Perante este abandono, face a este declínio, que futuros se abrem para a nossa Cidade, centro e motor gripado de toda uma vasta área metropolitana? Avançamos três cenários possíveis.
Cenário "Nem sim, nem sopas".
É o cenário mais provável. A continuação da atual política. Lisboa continua a despovoar-se. A empobrecer. A favelar-se. A acolher cada vez mais turistas e estrangeiros reformados ou nómadas digitais. É uma política de lucros privados, no turismo, no imobiliário caro destinado a uma classe média ou uma elite estrangeira. Mas de grandes custos sociais. O crescimento da habitação miserável dos portugueses residentes e dos imigrantes trabalhadores. A expulsão de muitos residentes para periferias distantes. A pressão cada vez maior dos transportes individuais e o declínio dos transportes públicos. Uma cidade em que não vale a pena viver.
É a tentativa infrutífera de conciliar o turismo de grandes massas com a habitação de uma massa menor sempre acossada, desapossada e sob stress permanente. É procurar misturar água com azeite. Pura e simplesmente não funciona.
Cenário "Veneza-Brasília"
É o cenário mais favorável. O que melhor pode conciliar as vantagens do turismo com as necessidades da população.
Passa por afetar parte ou a totalidade da cidade ao turismo, investindo em mais alojamento local, mais hotéis, mais museus, mais atrações e divertimentos. Como o faz Veneza, cidade abandonada pelos seus anteriores habitantes e hoje completamente tomada pela indústria do turismo.
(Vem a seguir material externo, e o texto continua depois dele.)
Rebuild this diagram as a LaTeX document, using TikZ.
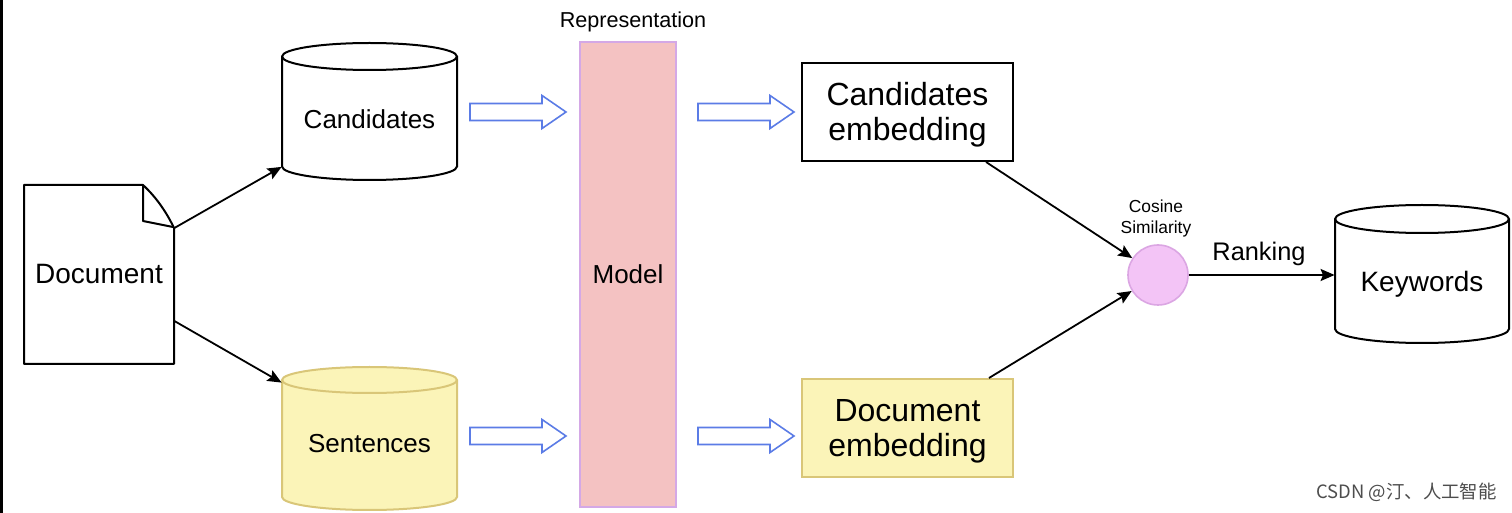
\documentclass[tikz,border=0pt]{standalone}
\usepackage{fontspec}
\setmainfont{Liberation Sans}
\newfontfamily\cjkfont{Noto Sans CJK SC}
\usetikzlibrary{arrows.meta,calc}
\definecolor{yfill}{HTML}{FBF4B8}
\definecolor{ydraw}{HTML}{D9C678}
\definecolor{mfill}{HTML}{F4C2C2}
\definecolor{mdraw}{HTML}{D4A8E6}
\definecolor{cfill}{HTML}{F3C4F6}
\definecolor{cdraw}{HTML}{DBA6E3}
\definecolor{ablue}{HTML}{5B7CE6}
\definecolor{csdngray}{HTML}{4D4D4D}
\newcommand\fs[2]{\fontsize{#1}{#2}\selectfont}
\newcommand\twolines[2]{\raisebox{-2.2pt}[\height][\depth]{\begin{tabular}{@{}c@{}}#1\\#2\end{tabular}}}
\newcommand\blockarrow[2]{%
  \draw[barrow] (#1,{#2-8.5}) -- ({#1+72},{#2-8.5}) -- ({#1+72},{#2-16.5}) -- ({#1+96},#2)
    -- ({#1+72},{#2+16.5}) -- ({#1+72},{#2+8.5}) -- (#1,{#2+8.5}) -- cycle;}
\begin{document}
\begin{tikzpicture}[x=0.5pt,y=-0.5pt,
  box/.style={rectangle, inner sep=0pt, align=center},
  conn/.style={line width=0.9pt, -{Stealth[length=7pt,width=6pt,inset=1.2pt]}},
  barrow/.style={draw=ablue, line width=0.8pt, fill=white, line join=miter},
  cyl/.style={line width=1pt},
  lbl/.style={inner sep=0pt}]
\useasboundingbox (0,0) rectangle (1512,513);
\fill[white] (0,0) rectangle (1512,513);
\fill[black] (0,0) rectangle (3,513);

% Document shape
\draw[line width=1pt, line join=round, fill=white] (24,185) -- (143,185) .. controls (155,196) and (166,211) .. (174,228) -- (174,364) -- (24,364) -- cycle;
\draw[line width=1pt, line join=round] (143,185) -- (143,221) -- (173,227);
\node[box, minimum width=75pt, minimum height=89.5pt, font=\fs{14}{16}] (doc) at (99,274.5) {Document};

% Candidates cylinder
\filldraw[cyl, fill=white, draw=black] (282,56.5) -- (282,166.5)
  arc[start angle=180,end angle=360,x radius=43.75pt,y radius=6.75pt] -- (457,56.5)
  arc[start angle=0,end angle=180,x radius=43.75pt,y radius=6.75pt] -- cycle;
\draw[cyl] (282,56.5) arc[start angle=180,end angle=360,x radius=43.75pt,y radius=6.75pt];
\node[box, minimum width=87.5pt, minimum height=47.5pt, font=\fs{13}{15}] (cand) at (369.5,119) {Candidates};

% Sentences cylinder
\filldraw[cyl, fill=yfill, draw=ydraw] (282,380) -- (282,497)
  arc[start angle=180,end angle=360,x radius=43.75pt,y radius=6.5pt] -- (457,380)
  arc[start angle=0,end angle=180,x radius=43.75pt,y radius=6.5pt] -- cycle;
\draw[cyl, draw=ydraw] (282,380) arc[start angle=180,end angle=360,x radius=43.75pt,y radius=6.5pt];
\node[box, minimum width=87.5pt, minimum height=61pt, font=\fs{13}{15}] (sent) at (369.5,444) {Sentences};

% Model
\node[box, fill=mfill, draw=mdraw, line width=0.8pt, minimum width=48pt, minimum height=232.5pt, font=\fs{13}{15}] (model) at (628,274.5) {Model};
\node[lbl, font=\fs{10.8}{13}] (repr) at (633,22) {Representation};

% Block arrows
\blockarrow{470}{112}
\blockarrow{698}{112}
\blockarrow{470}{436}
\blockarrow{698}{436}

% Embeddings
\node[box, draw=black, line width=1pt, fill=white, minimum width=105.5pt, minimum height=49pt, font=\fs{16}{17.5}] (cemb) at (907.5,112) {\twolines{Candidates}{embedding}};
\node[box, draw=ydraw, line width=1pt, fill=yfill, minimum width=105.5pt, minimum height=49pt, font=\fs{16}{17.5}] (demb) at (907.5,428) {\twolines{Document}{embedding}};

% Cosine similarity
\node[circle, fill=cfill, draw=cdraw, line width=0.8pt, minimum size=30pt, inner sep=0pt] (circ) at (1158,275) {};
\node[lbl, align=center, font=\fs{8.7}{10.5}] (cos) at (1156,218.5) {Cosine\\Similarity};

% Keywords cylinder
\filldraw[cyl, fill=white, draw=black] (1335,219) -- (1335,329)
  arc[start angle=180,end angle=360,x radius=43.5pt,y radius=7pt] -- (1509,219)
  arc[start angle=0,end angle=180,x radius=43.5pt,y radius=7pt] -- cycle;
\draw[cyl] (1335,219) arc[start angle=180,end angle=360,x radius=43.5pt,y radius=7pt];
\node[box, minimum width=87pt, minimum height=45pt, font=\fs{14}{16}] (kw) at (1422,284) {Keywords};

% Connectors
\draw[conn] ($(doc.east)+(0,-46.5)$) -- (cand.south west);
\draw[conn] ($(doc.east)+(0,46.5)$) -- (sent.north west);
\draw[conn] ($(cemb.south east)+(-28,0)$) -- (circ);
\draw[conn] ($(demb.north east)+(-25,0)$) -- (circ);
\draw[conn] (circ.east) -- (circ.east -| kw.west);
\node[lbl, font=\fs{12.7}{15}] (rank) at (1259,254) {Ranking};

% Credit
\node[lbl, anchor=east, text=csdngray, font=\cjkfont\fs{9.2}{11}] (csdn) at (1497,492) {CSDN @汀、人工智能};
\end{tikzpicture}
\end{document}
Mas em simultâneo transferir para outro local os atuais habitantes. Com a sua anuência. Com o seu contributo. Com a escolha de futuros locais, bairros e casas. Sem o atual desrespeito pelas pessoas. Sem a atual expulsão sem alternativa compatível. Como em Veneza a função residência foi transferida para a vizinha cidade de Mestre.
Por último transferindo a função de Capital política do país para outro local. Como o Brasil fez, criando Brasília de raiz. Deslocalizando os Ministérios pelas capitais de distrito. Teríamos assim uma capital mais pequena, mais funcional, mais amiga do ambiente e mais sustentável.
É um cenário que exige decisões corajosas, só possível com um forte investimento estatal, mas capaz de galvanizar a indústria nacional e de entusiasmar as populações se forem envolvidas.
Cenário "Cidade Residencial"
É a solução que muitos reclamam. Limitar o turismo. Circunscrevê-lo a uma área limitada. Procurar retomar o sonho utópico de uma cidade puramente residencial. É procurar parar o vento com as mãos.
Quando da mecanização da manufatura alguns artesãos opunham-se destruindo as máquinas. O sucesso de tal movimento foi nulo. Nada consegue opor-se ao progresso. Podemos moldá-lo. Podemos regula-lo. Mas não podemos, nem devemos impedi-lo.
Este é o pior cenário. O cenário do velho do Restelo, clamando pelo retorno ao passado, glorificando uma época que tendo sido boa para uns, foi péssima para a maioria.
Recordemos aqui que as casas de Lisboa, são, na generalidade, velhas, não são insonorizadas, não são aquecidas, não têm as instalações sanitárias adequadas, nem os elevadores de que necessitam, e muito menos as comodidades modernas necessárias. Viver em Lisboa é árduo para muitos. Não é um paraíso que estejamos prestes a abandonar ou dele ser expulsos. Com alternativas adequados muitos mudariam de bom grado. Obviamente, sem alternativa, ninguém quer perder a sua habitação.
Terão os nossos políticos a coragem de pensar um futuro. Apresentá-lo para discussão, alterá-lo com as boas sugestões, alocar os fundos necessários e lançar mãos à obra? Ou preferirão continuar a tradição de usar Câmara de Lisboa como simples antecâmara, apeadeiro obrigatório, da ascensão a outros cargos políticos de âmbito nacional?